There’s also probably something to be said about why Netflix thought “Room 237”, a documentary about the making of Stanley Kubrick’s “The Shining”, also needed to be included in that category.

The image itself originated from an earlier Babadook discourse chain on Tumblr started by used ianstagram, in which they proclaimed that the tale of the entity haunting a typical suburban family featured an “openly gay” Mister Babadook; outraged movie fans didn’t quite catch on, and the joke spawned into a meme, that spawned into an accidental icon for the modern era, and the internet just rolled with it.

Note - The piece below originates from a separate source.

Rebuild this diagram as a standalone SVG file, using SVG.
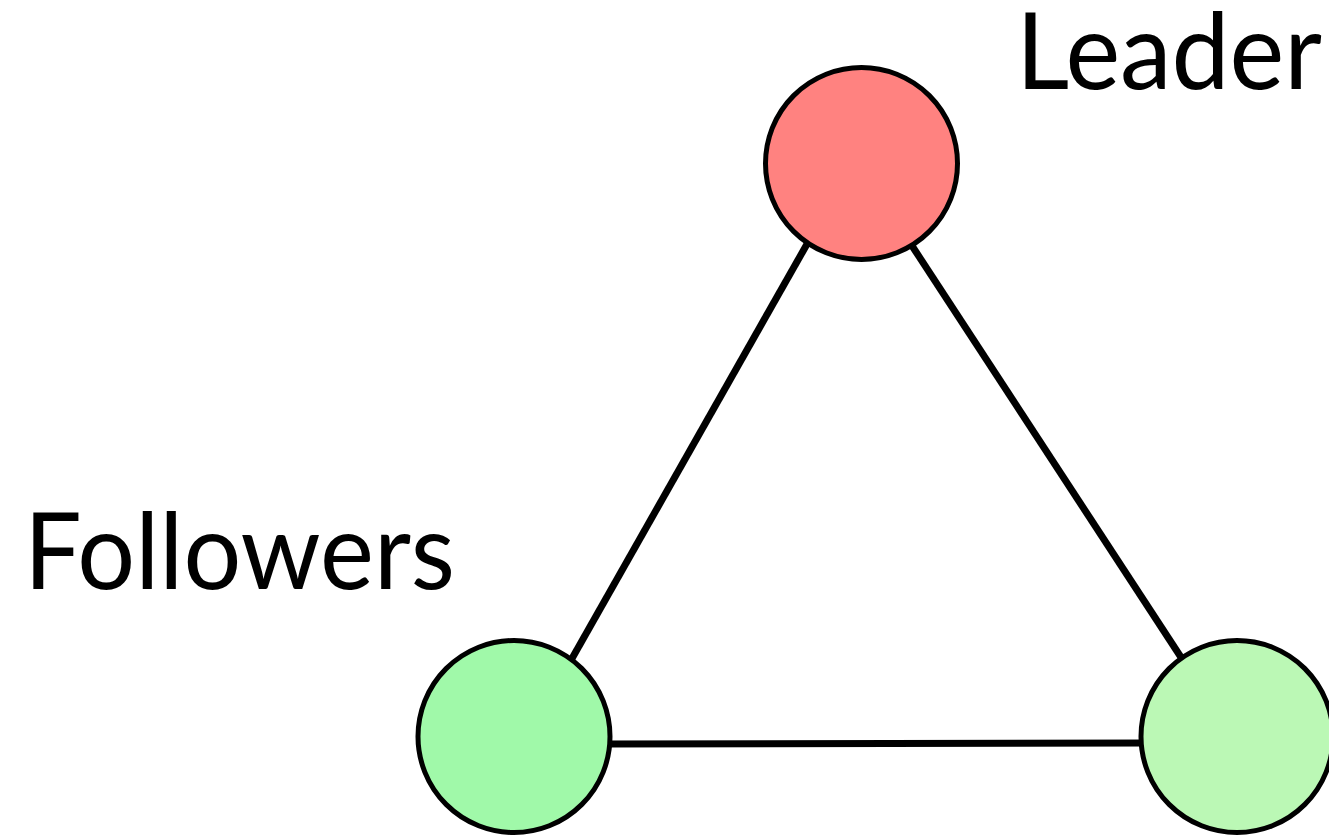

And thus, a monstrous metaphor for depression returned from obscurity, as Mister Babadook popped up in pride celebrations across the country in June of 2017; one of the most iconic images of that era being Miles Jai, gay influencer and actor, dressing up as the Babadook to the season nine finale of RuPaul’s Drag Race. The youtube video, in which he shows us all how to get that babalewk, is still up at his channel, @MilesJaiProductions.

Miles Jai as the titular monster at the Season Nine finale of RPDR.

As the Babadook catapulted from horror icon to queer icon, a thousand think pieces relating the experience of many LGBT folks to the family’s fear of the Babadook monster popped up from news sites like The Guardian to Rolling Stone, and with good reason. Mister Babadook, as queerness itself, threatens to undo the fragile, standard family unit. Instead of embracing her “monster”, Amelia tries to banish it or suppress it, only for the Babadook to come back stronger; it’s easy to see how people can draw certain parallels to ongoing struggle, as straight, cisgender society has tried and continues to silence or quash queer movements, and relegate LGBT people to the shadows.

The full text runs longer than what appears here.